▸ **Exercise brief**: Set every record down verbatim and omit the pictures.

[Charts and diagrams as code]
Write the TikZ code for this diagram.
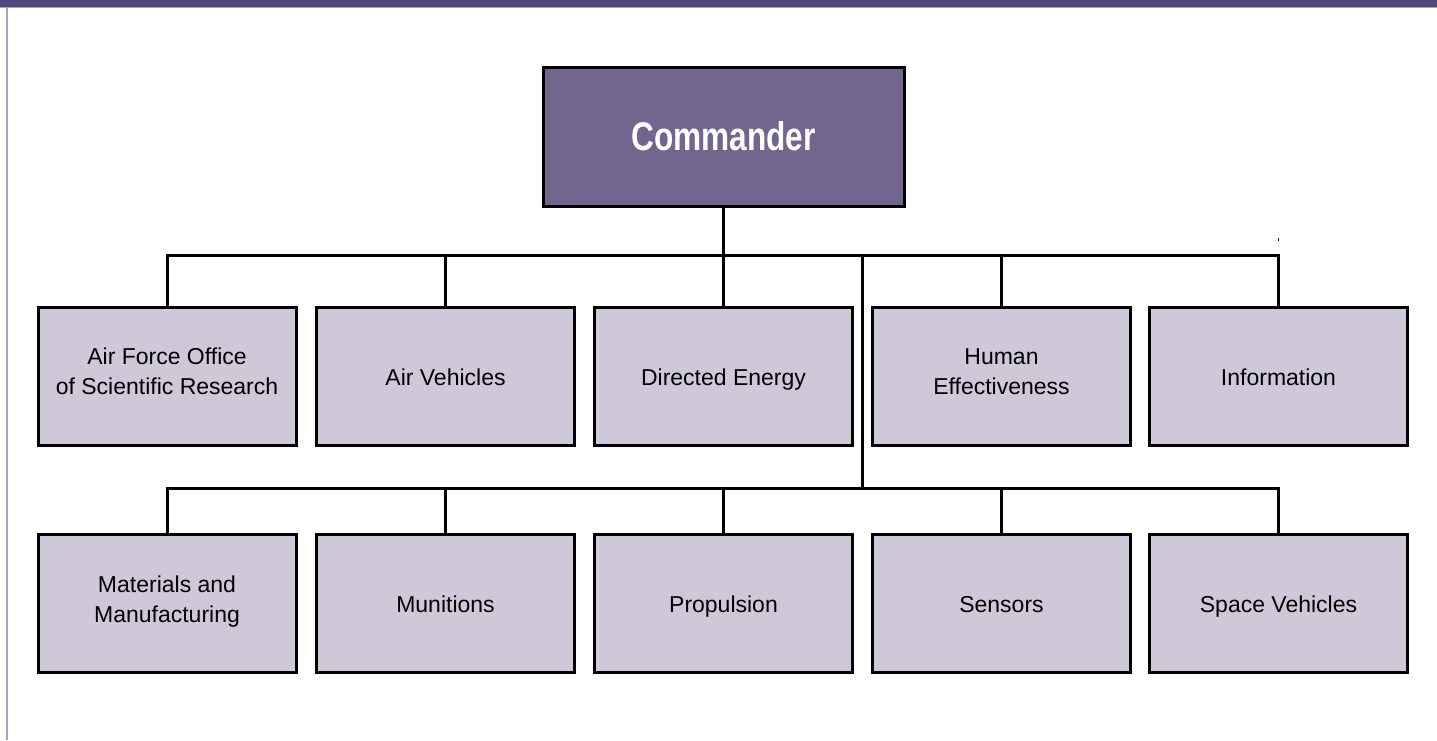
\documentclass[tikz,border=0pt]{standalone}
\usepackage{fontspec}
\setmainfont{Liberation Sans}
\newfontfamily\headfont[FakeStretch=0.79]{Liberation Sans}
\usepackage{tikz}
\usetikzlibrary{calc}

\definecolor{barpurple}{HTML}{51477A}
\definecolor{edgepurple}{HTML}{A9A4C6}
\definecolor{headpurple}{HTML}{72668E}
\definecolor{unitlilac}{HTML}{CEC8D9}

\newcommand{\tallstrut}{\rule{0pt}{27pt}}

\tikzset{
  head/.style={draw=black, line width=3pt, fill=headpurple, text=white,
    minimum width=361pt, minimum height=139pt, inner sep=0pt,
    font=\headfont\bfseries\fontsize{40}{44}\selectfont},
  unit/.style={draw=black, line width=3pt, fill=unitlilac, align=center,
    minimum width=258pt, minimum height=138pt, inner sep=0pt,
    font=\fontsize{23}{30}\selectfont,
    execute at begin node=\tallstrut, execute at end node=\strut},
  link/.style={line width=3pt, line cap=rect}
}

\begin{document}
\begin{tikzpicture}[x=1pt,y=-1pt]
%\draw[help lines,step=100] (0,0) grid (1437,740);
\useasboundingbox (0,0) rectangle (1437,740);

% frame
\fill[barpurple] (0,0) rectangle (1437,7);
\draw[edgepurple, line width=1pt] (0,7.5) -- (1437,7.5);
\draw[edgepurple, line width=2pt] (7,7) -- (7,740);

\node [head] (cmd) at (723.5,136.5) {Commander};

% first row
\node [unit] (afosr) at (167,376) {Air Force Office\\of Scientific Research};
\node [unit] (av) at (445.5,376) {Air Vehicles};
\node [unit] (de) at (723.5,376) {Directed Energy};
\node [unit] (he) at (1001.5,376) {Human\\Effectiveness};
\node [unit] (info) at (1278.5,376) {Information};

% second row
\node [unit] (mm) at (167,603.5) {Materials and\\Manufacturing};
\node [unit] (mun) at (445.5,603.5) {Munitions};
\node [unit] (prop) at (723.5,603.5) {Propulsion};
\node [unit] (sens) at (1001.5,603.5) {Sensors};
\node [unit] (sv) at (1278.5,603.5) {Space Vehicles};

\coordinate (bus1) at (723.5,255);
\coordinate (split) at (862,255);
\coordinate (bus2) at (862,488);

\draw [link] (cmd.south) -- (de.north);
\draw [link] (afosr.north) -- (afosr.north |- bus1) -- (info.north |- bus1) -- (info.north);
\draw [link] (av.north) -- (av.north |- bus1);
\draw [link] (he.north) -- (he.north |- bus1);
\draw [link] (split) -- (bus2);

\draw [link] (mm.north) -- (mm.north |- bus2) -- (sv.north |- bus2) -- (sv.north);
\draw [link] (mun.north) -- (mun.north |- bus2);
\draw [link] (prop.north) -- (prop.north |- bus2);
\draw [link] (sens.north) -- (sens.north |- bus2);

\draw [line width=1pt] (1278,238) -- (1278,241);
\end{tikzpicture}
\end{document}
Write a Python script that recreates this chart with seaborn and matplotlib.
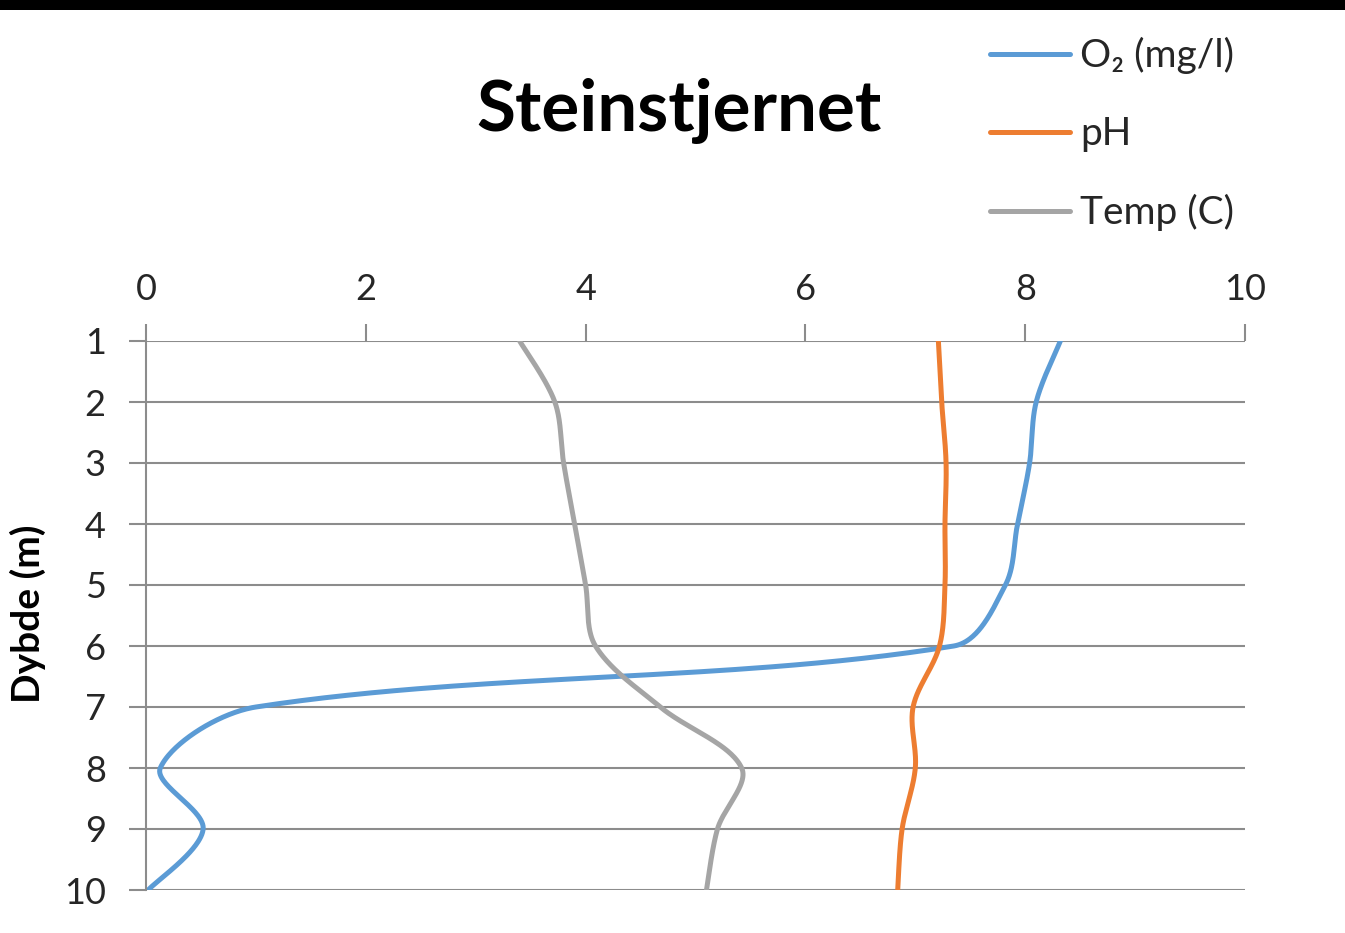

▸ **Exercise solution**:
Write the TikZ code for this diagram.
\documentclass[tikz,border=0pt]{standalone}
\usepackage{fontspec}
\setmainfont{Liberation Sans}
\newfontfamily\headfont[FakeStretch=0.79]{Liberation Sans}
\usepackage{tikz}
\usetikzlibrary{calc}

\definecolor{barpurple}{HTML}{51477A}
\definecolor{edgepurple}{HTML}{A9A4C6}
\definecolor{headpurple}{HTML}{72668E}
\definecolor{unitlilac}{HTML}{CEC8D9}

\newcommand{\tallstrut}{\rule{0pt}{27pt}}

\tikzset{
  head/.style={draw=black, line width=3pt, fill=headpurple, text=white,
    minimum width=361pt, minimum height=139pt, inner sep=0pt,
    font=\headfont\bfseries\fontsize{40}{44}\selectfont},
  unit/.style={draw=black, line width=3pt, fill=unitlilac, align=center,
    minimum width=258pt, minimum height=138pt, inner sep=0pt,
    font=\fontsize{23}{30}\selectfont,
    execute at begin node=\tallstrut, execute at end node=\strut},
  link/.style={line width=3pt, line cap=rect}
}

\begin{document}
\begin{tikzpicture}[x=1pt,y=-1pt]
%\draw[help lines,step=100] (0,0) grid (1437,740);
\useasboundingbox (0,0) rectangle (1437,740);

% frame
\fill[barpurple] (0,0) rectangle (1437,7);
\draw[edgepurple, line width=1pt] (0,7.5) -- (1437,7.5);
\draw[edgepurple, line width=2pt] (7,7) -- (7,740);

\node [head] (cmd) at (723.5,136.5) {Commander};

% first row
\node [unit] (afosr) at (167,376) {Air Force Office\\of Scientific Research};
\node [unit] (av) at (445.5,376) {Air Vehicles};
\node [unit] (de) at (723.5,376) {Directed Energy};
\node [unit] (he) at (1001.5,376) {Human\\Effectiveness};
\node [unit] (info) at (1278.5,376) {Information};

% second row
\node [unit] (mm) at (167,603.5) {Materials and\\Manufacturing};
\node [unit] (mun) at (445.5,603.5) {Munitions};
\node [unit] (prop) at (723.5,603.5) {Propulsion};
\node [unit] (sens) at (1001.5,603.5) {Sensors};
\node [unit] (sv) at (1278.5,603.5) {Space Vehicles};

\coordinate (bus1) at (723.5,255);
\coordinate (split) at (862,255);
\coordinate (bus2) at (862,488);

\draw [link] (cmd.south) -- (de.north);
\draw [link] (afosr.north) -- (afosr.north |- bus1) -- (info.north |- bus1) -- (info.north);
\draw [link] (av.north) -- (av.north |- bus1);
\draw [link] (he.north) -- (he.north |- bus1);
\draw [link] (split) -- (bus2);

\draw [link] (mm.north) -- (mm.north |- bus2) -- (sv.north |- bus2) -- (sv.north);
\draw [link] (mun.north) -- (mun.north |- bus2);
\draw [link] (prop.north) -- (prop.north |- bus2);
\draw [link] (sens.north) -- (sens.north |- bus2);

\draw [line width=1pt] (1278,238) -- (1278,241);
\end{tikzpicture}
\end{document}
Write a Python script that recreates this chart with seaborn and matplotlib.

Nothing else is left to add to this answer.